+++ Input data
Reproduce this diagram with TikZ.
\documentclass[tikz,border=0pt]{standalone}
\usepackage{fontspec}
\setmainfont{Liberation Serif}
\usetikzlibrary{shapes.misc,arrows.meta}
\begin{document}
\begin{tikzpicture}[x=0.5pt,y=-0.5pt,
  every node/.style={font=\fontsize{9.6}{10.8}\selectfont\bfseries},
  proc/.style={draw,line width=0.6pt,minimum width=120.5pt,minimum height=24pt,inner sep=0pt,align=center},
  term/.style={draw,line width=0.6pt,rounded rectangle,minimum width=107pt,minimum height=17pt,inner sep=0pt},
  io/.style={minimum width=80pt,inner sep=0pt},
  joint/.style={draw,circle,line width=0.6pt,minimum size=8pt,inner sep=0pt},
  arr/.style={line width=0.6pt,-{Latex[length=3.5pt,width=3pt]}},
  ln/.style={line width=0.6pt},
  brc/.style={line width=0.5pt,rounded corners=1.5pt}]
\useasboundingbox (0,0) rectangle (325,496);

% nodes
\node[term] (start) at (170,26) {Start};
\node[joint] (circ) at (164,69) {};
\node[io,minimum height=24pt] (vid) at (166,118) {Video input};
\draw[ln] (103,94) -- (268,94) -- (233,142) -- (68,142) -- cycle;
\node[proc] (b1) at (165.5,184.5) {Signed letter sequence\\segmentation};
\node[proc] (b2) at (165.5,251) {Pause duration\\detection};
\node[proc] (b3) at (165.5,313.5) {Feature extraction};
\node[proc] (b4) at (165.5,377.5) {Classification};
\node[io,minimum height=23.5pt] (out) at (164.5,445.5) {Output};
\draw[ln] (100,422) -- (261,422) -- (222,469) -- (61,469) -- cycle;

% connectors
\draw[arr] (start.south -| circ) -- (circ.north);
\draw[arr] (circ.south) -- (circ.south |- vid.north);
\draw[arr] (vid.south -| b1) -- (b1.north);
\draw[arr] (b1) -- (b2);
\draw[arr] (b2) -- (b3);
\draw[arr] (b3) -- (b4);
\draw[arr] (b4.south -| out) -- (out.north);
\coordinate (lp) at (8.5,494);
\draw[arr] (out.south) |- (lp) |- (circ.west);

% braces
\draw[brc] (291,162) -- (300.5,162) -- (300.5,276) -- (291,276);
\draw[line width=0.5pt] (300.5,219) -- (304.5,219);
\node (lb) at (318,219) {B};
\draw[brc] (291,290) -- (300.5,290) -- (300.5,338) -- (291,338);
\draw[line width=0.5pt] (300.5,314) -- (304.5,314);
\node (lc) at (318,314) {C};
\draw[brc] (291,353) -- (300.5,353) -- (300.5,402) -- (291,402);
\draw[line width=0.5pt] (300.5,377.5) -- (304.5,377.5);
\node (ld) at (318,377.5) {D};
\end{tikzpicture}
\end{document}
++++++
+++ Input data
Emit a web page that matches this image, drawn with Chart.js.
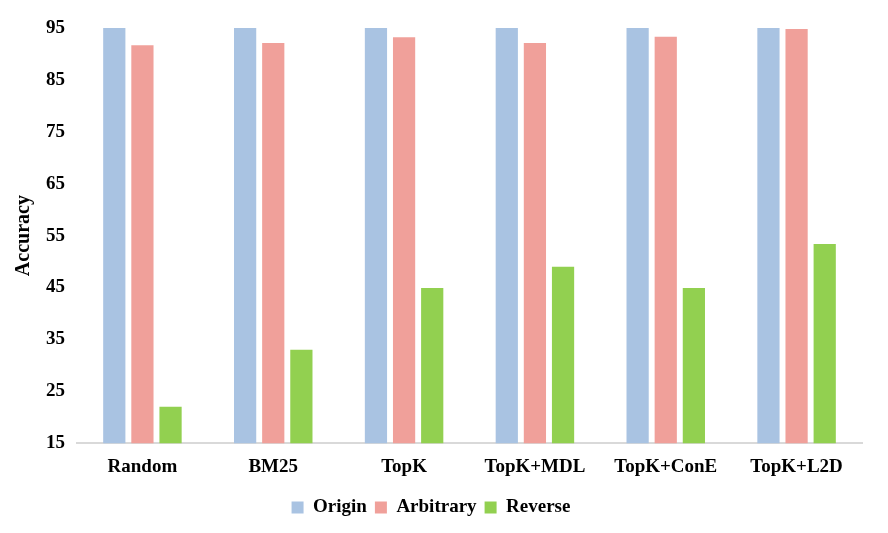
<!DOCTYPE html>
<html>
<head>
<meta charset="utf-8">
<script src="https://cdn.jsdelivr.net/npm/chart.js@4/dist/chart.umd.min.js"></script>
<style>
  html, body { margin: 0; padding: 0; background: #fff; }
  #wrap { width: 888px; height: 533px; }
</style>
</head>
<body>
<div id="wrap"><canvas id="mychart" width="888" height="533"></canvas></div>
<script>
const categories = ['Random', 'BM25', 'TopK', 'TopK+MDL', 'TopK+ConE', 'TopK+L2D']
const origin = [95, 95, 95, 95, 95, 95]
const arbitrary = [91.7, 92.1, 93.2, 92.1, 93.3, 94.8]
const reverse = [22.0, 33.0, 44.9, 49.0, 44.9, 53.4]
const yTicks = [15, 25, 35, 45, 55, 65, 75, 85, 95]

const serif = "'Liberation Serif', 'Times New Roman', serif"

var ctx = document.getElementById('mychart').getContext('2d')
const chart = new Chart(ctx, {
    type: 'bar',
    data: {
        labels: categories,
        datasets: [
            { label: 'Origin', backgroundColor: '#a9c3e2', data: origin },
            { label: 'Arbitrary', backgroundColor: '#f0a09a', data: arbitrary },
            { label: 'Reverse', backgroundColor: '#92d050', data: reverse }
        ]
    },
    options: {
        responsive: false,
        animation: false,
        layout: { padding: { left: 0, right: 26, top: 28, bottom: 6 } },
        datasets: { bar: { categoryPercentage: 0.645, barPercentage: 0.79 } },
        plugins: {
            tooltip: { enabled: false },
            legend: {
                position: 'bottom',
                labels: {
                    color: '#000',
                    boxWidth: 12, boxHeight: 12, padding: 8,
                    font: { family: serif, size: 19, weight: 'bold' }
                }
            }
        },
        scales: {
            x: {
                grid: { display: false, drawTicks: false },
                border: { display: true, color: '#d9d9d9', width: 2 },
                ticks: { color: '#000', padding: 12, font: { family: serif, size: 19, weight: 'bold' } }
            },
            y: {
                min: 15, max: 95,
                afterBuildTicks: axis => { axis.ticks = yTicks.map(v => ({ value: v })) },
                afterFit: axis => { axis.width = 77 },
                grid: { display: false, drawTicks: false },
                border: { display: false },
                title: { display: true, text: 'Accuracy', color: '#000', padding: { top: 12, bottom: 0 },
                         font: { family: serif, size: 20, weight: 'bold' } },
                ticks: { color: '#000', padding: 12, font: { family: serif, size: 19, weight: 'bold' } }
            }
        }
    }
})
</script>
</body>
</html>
++++++
Requirement.
Identify and copy lines that hold the string "this".

Completed exercise.
Reproduce this diagram with TikZ.
Emit a web page that matches this image, drawn with Chart.js.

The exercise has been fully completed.